You subjective opinion of a particular execution of licensed IP is one thing. You address none of the points anyone has brought up in regards to the reality of producing a licensed work.
 

I'm enjoying the story quite a bit, in exactly the way that prequels satisfy my itch for more materiel then was originally presented.
well, I am not, it is a nonsensical story with unlikeable characters, I am rooting for Sauron at this point ;)

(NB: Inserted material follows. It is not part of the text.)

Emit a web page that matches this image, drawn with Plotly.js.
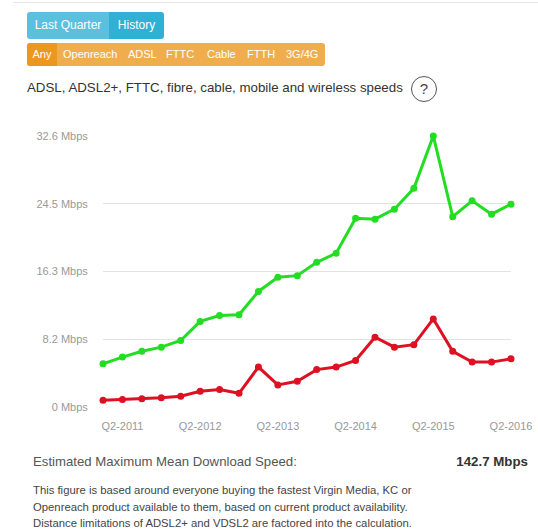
<!DOCTYPE html>
<html>
<head>
<meta charset="utf-8">
<script src="https://cdn.plot.ly/plotly-3.0.1.min.js"></script>
<style>
  html, body { margin:0; padding:0; background:#fff; width:538px; height:532px; overflow:hidden; font-family:"Liberation Sans", Arial, sans-serif; }
  .topline { position:absolute; left:13px; right:0; top:2px; height:0; border-top:1px solid #e6e6e6; }
  .btns { position:absolute; left:27px; top:12px; height:27px; width:137px; border-radius:3px; overflow:hidden; }
  .btns div { position:absolute; top:0; height:27px; color:#fff; font-size:12px; line-height:27px; text-align:center; white-space:nowrap; }
  .b1 { left:0; width:82px; background:#5bc0de; }
  .b2 { left:82px; width:55px; background:#31b0d5; }
  .tabs { position:absolute; left:27px; top:43px; height:23px; width:298px; background:#f0ad4e; border-radius:3px; overflow:hidden; }
  .tabs span { position:absolute; top:0; color:#fff; font-size:11px; line-height:23px; white-space:nowrap; }
  .tabs .on { left:0; width:30px; background:#ec971f; text-align:center; }
  .title { position:absolute; left:27px; top:80px; font-size:13.3px; color:#333; white-space:nowrap; }
  .q { position:absolute; left:411px; top:76px; width:24px; height:24px; border:1px solid #555; border-radius:50%; text-align:center; line-height:24px; font-size:15px; color:#444; }
  #chart { position:absolute; left:0; top:110px; width:538px; height:340px; }
  .est { position:absolute; left:33px; top:454px; font-size:13.2px; color:#555; white-space:nowrap; }
  .val { position:absolute; right:10px; top:454px; font-size:13.3px; color:#333; font-weight:bold; }
  .note { position:absolute; left:33px; top:482px; font-size:11.3px; color:#444; line-height:16.5px; white-space:nowrap; }
</style>
</head>
<body>
<div class="topline"></div>
<div class="btns"><div class="b1">Last Quarter</div><div class="b2">History</div></div>
<div class="tabs"><span class="on">Any</span><span style="left:36px">Openreach</span><span style="left:101px">ADSL</span><span style="left:139px">FTTC</span><span style="left:180px">Cable</span><span style="left:220px">FTTH</span><span style="left:259px">3G/4G</span></div>
<div class="title">ADSL, ADSL2+, FTTC, fibre, cable, mobile and wireless speeds</div>
<div class="q">?</div>
<div id="chart"></div>
<div class="est">Estimated Maximum Mean Download Speed:</div>
<div class="val">142.7 Mbps</div>
<div class="note">This figure is based around everyone buying the fastest Virgin Media, KC or<br>Openreach product available to them, based on current product availability.<br>Distance limitations of ADSL2+ and VDSL2 are factored into the calculation.</div>
<script>
const quarters = ["Q1-2011","Q2-2011","Q3-2011","Q4-2011","Q1-2012","Q2-2012","Q3-2012","Q4-2012",
  "Q1-2013","Q2-2013","Q3-2013","Q4-2013","Q1-2014","Q2-2014","Q3-2014","Q4-2014",
  "Q1-2015","Q2-2015","Q3-2015","Q4-2015","Q1-2016","Q2-2016"];
const maxSpeed = [5.2,6.0,6.7,7.2,8.0,10.3,11.0,11.1,13.9,15.6,15.8,17.4,18.5,22.7,22.6,23.8,26.3,32.6,22.9,24.8,23.2,24.4];
const minSpeed = [0.8,0.9,1.0,1.1,1.3,1.9,2.1,1.65,4.8,2.65,3.1,4.5,4.8,5.6,8.4,7.2,7.5,10.6,6.7,5.4,5.4,5.8];
const xTickVals = ["Q2-2011","Q2-2012","Q2-2013","Q2-2014","Q2-2015","Q2-2016"];
const yTickVals = [0, 8.15, 16.3, 24.45, 32.6];
const yTickText = ["0 Mbps","8.2 Mbps","16.3 Mbps","24.5 Mbps","32.6 Mbps"];

const traces = [
  { x: quarters, y: maxSpeed, type:'scatter', mode:'lines+markers', line:{color:'#22dd22', width:3}, marker:{color:'#22dd22', size:7}, cliponaxis:false, hoverinfo:'skip' },
  { x: quarters, y: minSpeed, type:'scatter', mode:'lines+markers', line:{color:'#dd1122', width:3}, marker:{color:'#dd1122', size:7}, cliponaxis:false, hoverinfo:'skip' }
];
const layout = {
  width:538, height:340,
  margin:{l:103, r:27, t:26, b:43},
  paper_bgcolor:'#fff', plot_bgcolor:'#fff',
  showlegend:false,
  font:{family:'"Liberation Sans", Arial, sans-serif', size:11, color:'#999'},
  xaxis:{ type:'category', range:[0,21], tickvals:xTickVals, ticktext:xTickVals, showgrid:false, zeroline:false, showline:false,
          ticks:'outside', ticklen:9, tickcolor:'rgba(0,0,0,0)', tickfont:{size:11, color:'#999'} },
  yaxis:{ range:[0,32.6], tickvals:yTickVals, ticktext:yTickText, showgrid:true, gridcolor:'#e3e3e3', gridwidth:1, zeroline:false, showline:false,
          ticks:'outside', ticklen:12, tickcolor:'rgba(0,0,0,0)', tickfont:{size:11, color:'#999'} }
};
Plotly.newPlot('chart', traces, layout, {displayModeBar:false, staticPlot:true});
</script>
</body>
</html>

100% incorrect. Joe wasn't producing a faithful adaptation of Dragonlance, but was producing a story of unmined gold (his words) that the original authors left a map of for him to follow. He wasn't using any of the established characters in his treatment. Helluva lot less than Tolkien's unfinished works.
was not aware of that, I thought he basically would turn the trilogy into a TV series (with the adjustments something like that always entails)
 

well, I am not, it is a nonsensical story with unlikeable characters, I am rooting for Sauron at this point ;)


was not aware of that, I thought he basically would turn the trilogy into a TV series (with the adjustments something like that always entails)

I wouldn't adapt the DL novels to be honest.

I was 15 when I first read them and they weren't very good vs otherv80s and 90s fantasy. I've tried rereading them since and they're kinda bad. Along with some of my old favorites aged 15-17 (David Eddings, Gemmell, Feist etc).
 

well, I am not, it is a nonsensical story with unlikeable characters, I am rooting for Sauron at this point ;)


was not aware of that, I thought he basically would turn the trilogy into a TV series (with the adjustments something like that always entails)

So far the only unlikeable character I've found is the proto-Gandalf. And I'm rooting for Sauron too, which is actually the point of good character development, particularly with your adversary.